* SHORT EXERCISE:
Take the line containing "Clone this chart in matplotlib." as the first line and the line containing "import matplotlib.transforms as mtransforms" as the last, and output that span verbatim without any images.

════

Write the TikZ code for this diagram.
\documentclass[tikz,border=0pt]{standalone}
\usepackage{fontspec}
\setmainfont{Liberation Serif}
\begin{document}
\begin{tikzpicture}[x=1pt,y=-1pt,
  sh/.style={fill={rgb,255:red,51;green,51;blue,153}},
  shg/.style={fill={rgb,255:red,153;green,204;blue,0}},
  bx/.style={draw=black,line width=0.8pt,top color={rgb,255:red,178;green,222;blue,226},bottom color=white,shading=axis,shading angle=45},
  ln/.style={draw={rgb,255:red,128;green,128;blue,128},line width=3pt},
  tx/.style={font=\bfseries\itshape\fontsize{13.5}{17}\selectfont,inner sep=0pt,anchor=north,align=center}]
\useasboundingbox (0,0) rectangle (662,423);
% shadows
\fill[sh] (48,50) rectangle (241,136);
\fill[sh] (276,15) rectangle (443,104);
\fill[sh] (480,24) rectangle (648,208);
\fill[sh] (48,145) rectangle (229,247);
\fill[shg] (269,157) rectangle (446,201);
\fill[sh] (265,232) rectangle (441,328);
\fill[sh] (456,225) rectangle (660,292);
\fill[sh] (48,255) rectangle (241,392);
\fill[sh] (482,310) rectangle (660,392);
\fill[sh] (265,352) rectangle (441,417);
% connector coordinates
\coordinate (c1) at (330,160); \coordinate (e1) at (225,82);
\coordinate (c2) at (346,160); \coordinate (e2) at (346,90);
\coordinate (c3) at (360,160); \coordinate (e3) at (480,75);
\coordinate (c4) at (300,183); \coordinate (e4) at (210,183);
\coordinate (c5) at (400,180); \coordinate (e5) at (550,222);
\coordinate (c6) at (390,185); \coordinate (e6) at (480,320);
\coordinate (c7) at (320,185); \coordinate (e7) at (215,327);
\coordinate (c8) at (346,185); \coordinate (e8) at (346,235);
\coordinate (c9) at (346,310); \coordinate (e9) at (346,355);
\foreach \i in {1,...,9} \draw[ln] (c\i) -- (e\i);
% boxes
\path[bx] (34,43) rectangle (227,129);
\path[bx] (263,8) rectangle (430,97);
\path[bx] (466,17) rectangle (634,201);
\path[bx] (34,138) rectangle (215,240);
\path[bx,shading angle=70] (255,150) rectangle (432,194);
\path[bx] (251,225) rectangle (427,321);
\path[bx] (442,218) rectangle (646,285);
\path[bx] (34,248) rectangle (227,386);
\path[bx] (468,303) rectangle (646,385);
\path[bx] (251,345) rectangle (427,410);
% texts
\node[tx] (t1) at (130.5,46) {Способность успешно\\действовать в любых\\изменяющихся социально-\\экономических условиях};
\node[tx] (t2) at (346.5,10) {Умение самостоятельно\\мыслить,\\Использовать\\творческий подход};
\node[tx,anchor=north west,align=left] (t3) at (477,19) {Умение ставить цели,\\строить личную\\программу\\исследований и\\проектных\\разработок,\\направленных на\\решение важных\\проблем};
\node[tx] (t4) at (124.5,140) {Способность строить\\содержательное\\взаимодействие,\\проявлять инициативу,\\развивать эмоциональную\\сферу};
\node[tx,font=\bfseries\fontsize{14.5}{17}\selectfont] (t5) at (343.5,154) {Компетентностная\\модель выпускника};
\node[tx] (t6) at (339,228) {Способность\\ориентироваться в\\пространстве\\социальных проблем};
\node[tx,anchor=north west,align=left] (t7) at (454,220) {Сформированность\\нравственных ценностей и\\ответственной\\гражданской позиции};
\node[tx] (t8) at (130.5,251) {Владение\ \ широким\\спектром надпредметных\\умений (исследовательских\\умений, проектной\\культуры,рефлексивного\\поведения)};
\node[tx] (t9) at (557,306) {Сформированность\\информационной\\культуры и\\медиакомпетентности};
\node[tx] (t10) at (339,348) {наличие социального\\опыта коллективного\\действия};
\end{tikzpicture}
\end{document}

════

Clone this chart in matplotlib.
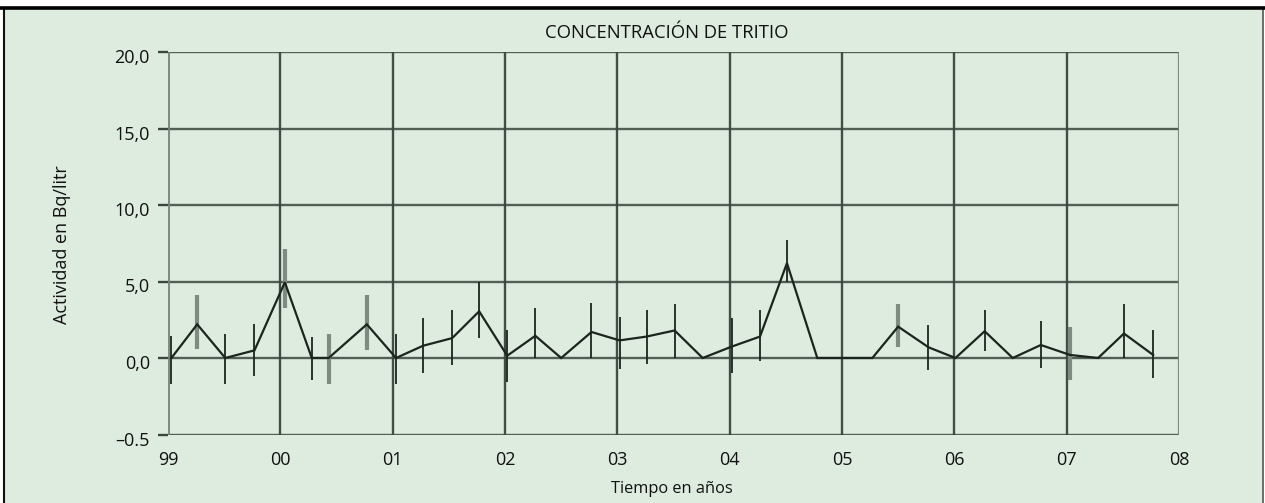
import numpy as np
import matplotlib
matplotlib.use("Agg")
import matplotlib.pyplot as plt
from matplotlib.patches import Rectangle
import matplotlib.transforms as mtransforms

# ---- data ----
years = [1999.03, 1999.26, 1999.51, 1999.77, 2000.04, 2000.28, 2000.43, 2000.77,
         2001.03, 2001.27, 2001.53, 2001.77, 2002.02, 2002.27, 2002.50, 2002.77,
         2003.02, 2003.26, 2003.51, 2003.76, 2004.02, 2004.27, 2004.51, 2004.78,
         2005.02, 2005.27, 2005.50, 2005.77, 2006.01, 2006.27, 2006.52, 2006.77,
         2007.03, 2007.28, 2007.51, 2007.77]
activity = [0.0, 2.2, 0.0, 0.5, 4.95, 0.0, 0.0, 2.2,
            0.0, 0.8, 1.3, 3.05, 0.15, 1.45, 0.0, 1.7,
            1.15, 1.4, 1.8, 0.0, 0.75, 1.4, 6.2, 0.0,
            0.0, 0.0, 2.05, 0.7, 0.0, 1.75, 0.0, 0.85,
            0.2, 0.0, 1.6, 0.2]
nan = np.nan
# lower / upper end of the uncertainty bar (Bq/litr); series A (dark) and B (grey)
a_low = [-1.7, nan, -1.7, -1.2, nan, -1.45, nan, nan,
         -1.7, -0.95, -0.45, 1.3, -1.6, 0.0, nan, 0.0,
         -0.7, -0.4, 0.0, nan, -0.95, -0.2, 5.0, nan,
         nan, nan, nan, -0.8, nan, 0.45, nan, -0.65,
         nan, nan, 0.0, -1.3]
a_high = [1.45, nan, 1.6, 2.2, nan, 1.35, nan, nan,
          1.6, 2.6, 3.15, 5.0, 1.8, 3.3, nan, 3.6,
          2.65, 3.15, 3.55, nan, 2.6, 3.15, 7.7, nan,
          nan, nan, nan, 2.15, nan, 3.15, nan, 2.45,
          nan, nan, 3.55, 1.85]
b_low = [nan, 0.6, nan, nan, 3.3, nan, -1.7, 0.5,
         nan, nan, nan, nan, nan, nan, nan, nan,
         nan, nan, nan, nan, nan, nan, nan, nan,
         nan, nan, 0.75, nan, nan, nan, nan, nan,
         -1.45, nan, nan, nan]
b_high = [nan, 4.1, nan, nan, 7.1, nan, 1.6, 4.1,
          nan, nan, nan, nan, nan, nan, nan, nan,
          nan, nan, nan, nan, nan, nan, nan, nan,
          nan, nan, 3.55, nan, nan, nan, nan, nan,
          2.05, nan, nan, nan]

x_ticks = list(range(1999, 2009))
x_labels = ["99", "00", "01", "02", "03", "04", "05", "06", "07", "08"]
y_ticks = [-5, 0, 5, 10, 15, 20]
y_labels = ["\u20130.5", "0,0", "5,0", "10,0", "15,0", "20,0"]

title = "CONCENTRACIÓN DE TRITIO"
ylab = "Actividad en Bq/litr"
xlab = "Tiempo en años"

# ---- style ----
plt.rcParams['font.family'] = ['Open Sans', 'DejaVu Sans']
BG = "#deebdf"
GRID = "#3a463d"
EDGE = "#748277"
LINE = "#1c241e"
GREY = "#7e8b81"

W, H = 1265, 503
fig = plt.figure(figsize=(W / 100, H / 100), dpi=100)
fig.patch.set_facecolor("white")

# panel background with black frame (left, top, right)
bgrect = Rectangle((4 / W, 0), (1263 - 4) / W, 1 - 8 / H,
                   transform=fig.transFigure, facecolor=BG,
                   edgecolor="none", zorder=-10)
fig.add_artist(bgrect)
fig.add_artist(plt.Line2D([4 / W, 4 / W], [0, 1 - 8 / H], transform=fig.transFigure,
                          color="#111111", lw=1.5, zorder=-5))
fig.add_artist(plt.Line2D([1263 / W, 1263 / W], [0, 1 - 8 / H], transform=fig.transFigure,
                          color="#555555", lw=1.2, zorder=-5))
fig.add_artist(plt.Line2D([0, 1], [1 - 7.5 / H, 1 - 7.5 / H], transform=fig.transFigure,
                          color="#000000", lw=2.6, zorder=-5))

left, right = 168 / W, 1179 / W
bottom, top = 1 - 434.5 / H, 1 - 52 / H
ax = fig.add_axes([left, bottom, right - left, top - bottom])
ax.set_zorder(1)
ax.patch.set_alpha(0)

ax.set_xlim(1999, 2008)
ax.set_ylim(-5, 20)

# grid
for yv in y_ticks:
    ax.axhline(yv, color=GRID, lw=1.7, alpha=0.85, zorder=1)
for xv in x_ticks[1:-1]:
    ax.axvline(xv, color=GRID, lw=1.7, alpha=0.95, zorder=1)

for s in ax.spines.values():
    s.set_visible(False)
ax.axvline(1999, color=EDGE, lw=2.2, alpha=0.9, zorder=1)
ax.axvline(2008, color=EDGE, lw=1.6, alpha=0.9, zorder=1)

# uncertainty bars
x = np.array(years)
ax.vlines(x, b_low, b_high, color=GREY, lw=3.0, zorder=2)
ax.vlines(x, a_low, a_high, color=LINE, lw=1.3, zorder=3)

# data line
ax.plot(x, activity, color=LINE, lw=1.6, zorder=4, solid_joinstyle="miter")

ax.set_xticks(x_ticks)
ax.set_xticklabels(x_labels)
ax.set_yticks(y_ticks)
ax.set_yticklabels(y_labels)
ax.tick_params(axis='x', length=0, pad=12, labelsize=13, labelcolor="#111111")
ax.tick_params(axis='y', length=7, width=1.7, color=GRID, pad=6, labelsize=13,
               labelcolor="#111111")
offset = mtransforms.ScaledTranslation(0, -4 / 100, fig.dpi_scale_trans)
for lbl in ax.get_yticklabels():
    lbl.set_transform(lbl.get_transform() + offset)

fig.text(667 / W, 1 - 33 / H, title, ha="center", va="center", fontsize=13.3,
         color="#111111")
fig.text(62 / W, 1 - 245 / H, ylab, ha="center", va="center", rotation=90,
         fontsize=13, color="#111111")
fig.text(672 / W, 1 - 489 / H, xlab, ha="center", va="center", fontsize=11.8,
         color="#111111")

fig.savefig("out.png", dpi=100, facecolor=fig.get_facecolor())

════

* REPLY:
Clone this chart in matplotlib.
import numpy as np
import matplotlib
matplotlib.use("Agg")
import matplotlib.pyplot as plt
from matplotlib.patches import Rectangle
import matplotlib.transforms as mtransforms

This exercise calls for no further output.